Fall of the Patriarch
Egyptian President Hosni Mubarak is 82 years old; he has been President for 30 years, since the assassination of Anwar Sadat. He knows that this is the last roundup, but he wants the dignity of leaving on his own terms. Mubarak helped preserve stability and the peace with Israel in his first years, but he has far outstayed his time, ever more the military dictator, suppressing rights and taking and mistreating political prisoners.
The whirlwind has come up so swiftly, he has not had time to think about it. The concessions he has made have been half-measures, too small and too late. Yesterday, he allowed the forces which support and depend upon him, his law and order irregulars, to bring mayhem and disorder against the protestors, and specifically to target foreigners and journalists.
Today may be the climax of the rapidly building story. Friday is the day for rallies in their culture, and today the largest assembly yet was planned, including a march on the Presidential palace. I think from the violence we saw yesterday, and from the forces built up to defend his palace, it would be a mistake of catastrophic proportions to test his will. There would be intense resistance, possibly armed.

People Power again to the Test
The army, which has maintained a neutral stance, keeping apart the protestors and the pro-Mubarak forces on a few critical occasions, would be forced by such a march, and by clashes in the street, to make a choice.
We have seen this so many times. There are the times when the army has sided with the people, refused to shoot, protected them, as in the Philippines, in Romania, or at the Berlin Wall. There are the times when they have melted before the assembled people, as with the Shah's forces in Iran; or they have simply stood aside and let the thugs do their work, as in Iran just two years ago. Finally, there are the times when the army has accepted the awful orders from above and attacked their own people, as with Tienanmen Square.
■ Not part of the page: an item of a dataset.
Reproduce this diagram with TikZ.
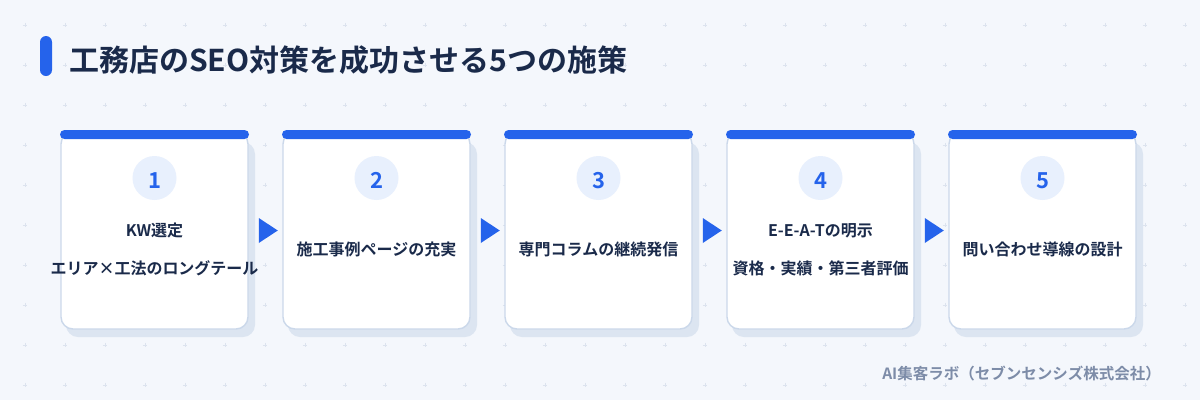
\documentclass[tikz,border=0pt]{standalone}
\usepackage{fontspec}
\setmainfont{Noto Sans CJK JP}[BoldFont={Noto Sans CJK JP Bold}]
\usetikzlibrary{shapes.geometric}
\definecolor{bgc}{HTML}{F4F7FC}
\definecolor{gridc}{HTML}{DCE3EE}
\definecolor{navy}{HTML}{1A2A4A}
\definecolor{accent}{HTML}{2563EB}
\definecolor{borderc}{HTML}{CBD8EA}
\definecolor{shadowc}{HTML}{DCE5F1}
\definecolor{circc}{HTML}{E8F0FD}
\definecolor{footc}{HTML}{7D8CA8}
\tikzset{
  card/.style={draw=borderc, line width=1.4pt, fill=white, rounded corners=12pt,
    minimum width=187pt, minimum height=197pt, inner sep=0pt, outer sep=0pt},
  numcirc/.style={circle, fill=circc, minimum size=44pt, inner sep=0pt},
  numtxt/.style={font=\fontsize{22}{26}\selectfont\bfseries, text=accent, inner sep=0pt, anchor=base},
  cardtxt/.style={font=\fontsize{16}{20}\selectfont\bfseries, text=navy, inner sep=0pt, anchor=base},
  tri/.style={isosceles triangle, isosceles triangle stretches, fill=accent,
    minimum height=19pt, minimum width=25pt, inner sep=0pt},
  plusmark/.style={draw=gridc, line width=0.8pt}
}
\begin{document}
\begin{tikzpicture}[x=1pt,y=-1pt]
\fill[bgc] (0,0) rectangle (1200,400);
\useasboundingbox (0,0) rectangle (1200,400);
% grid of plus marks
\foreach \i in {0,...,29}{
  \foreach \j in {0,...,9}{
    \pgfmathsetmacro\gx{25+40*\i}
    \pgfmathsetmacro\gy{25+40*\j}
    \draw[plusmark] (\gx-2.2,\gy) -- (\gx+2.2,\gy) (\gx,\gy-2.2) -- (\gx,\gy+2.2);
  }
}
% title
\fill[accent, rounded corners=6pt] (40,36) rectangle (52,76);
\node[anchor=base west, inner sep=0pt, font=\fontsize{30}{36}\selectfont\bfseries, text=navy] (title) at (69,71) {工務店のSEO対策を成功させる5つの施策};
% cards
\foreach \i in {1,...,5}{
  \pgfmathsetmacro\cx{154.5+222*(\i-1)}
  \fill[shadowc, rounded corners=12pt] (\cx-94.5+6,142) rectangle (\cx+94.5+6,337);
  \node[card] (c\i) at (\cx,230.5) {};
  \fill[accent, rounded corners=4.5pt] (\cx-94.5,130) rectangle (\cx+94.5,139);
  \node[numcirc] (n\i) at (\cx,178) {};
  \node[numtxt] (t\i) at (\cx,188) {\i};
}
% arrows between cards
\foreach \i in {1,...,4}{
  \pgfmathsetmacro\ax{265.5+222*(\i-1)}
  \node[tri] (a\i) at (\ax,230.5) {};
}
% card texts
\node[cardtxt] (l1a) at (154.5,236) {KW選定};
\node[cardtxt] (l1b) at (154.5,274) {エリア×工法のロングテール};
\node[cardtxt] (l2) at (376.5,255) {施工事例ページの充実};
\node[cardtxt] (l3) at (598.5,255) {専門コラムの継続発信};
\node[cardtxt] (l4a) at (820.5,236) {E-E-A-Tの明示};
\node[cardtxt] (l4b) at (820.5,274) {資格・実績・第三者評価};
\node[cardtxt] (l5) at (1042.5,255) {問い合わせ導線の設計};
% footer
\node[anchor=base east, inner sep=0pt, font=\fontsize{15.5}{18}\selectfont\bfseries, text=footc] (foot) at (1161,379) {AI集客ラボ（セブンセンシズ株式会社）};
\end{tikzpicture}
\end{document}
I am not so confident how this will turn out; the attacks on the journalists have the feeling of trying to shut down the reporting of news for something very terrible that might follow. The protestors have felt their power in recent days, shutting down the country, pushing Mubarak so far that he has agreed to step down in a matter of months, but they want more: quite naturally, they feel that Mubarak can not be trusted to keep his word. Mubarak, for his part, feels he has given all he can.

Three Mistakes Often Seen from this Episode's Reporting
1) The worry about the ripple effects elsewhere is misplaced. Egypt is the main event; though it does not control the quantity of oil of some other Middle Eastern countries, what happens there is the most important result.
2) Belief that the protests are spontaneous and leaderless seems erroneous. There are leaders who will emerge if the effort to depose Mubarak is successful; they are laying low until that becomes more likely.
3) The notion that there are no models in the region for what Egypt faces politically. Former national security advisor Zbigniew Brzezinski had it right in his interview last weekend with ABC's Christiane Amanpour (who is back in full glory, along with Anderson Cooper, on this story): Turkey is the model for what Egypt needs to do. The transition has been long and uneven in Turkey, the military has gotten involved too many times for its liking or for its people's, but a democratic, secular, Muslim-dominant state has emerged, and it is now prospering economically. The amazing thing is how few people realize it.


There is hope for an opposition coalition to end up governing Egypt, but it will take much more time than the protestors expect. So, the question is how to moderate their expectations without destroying their hope, or even exposing them to physical destruction. Now is the time for wise leaders to emerge to keep the place from exploding.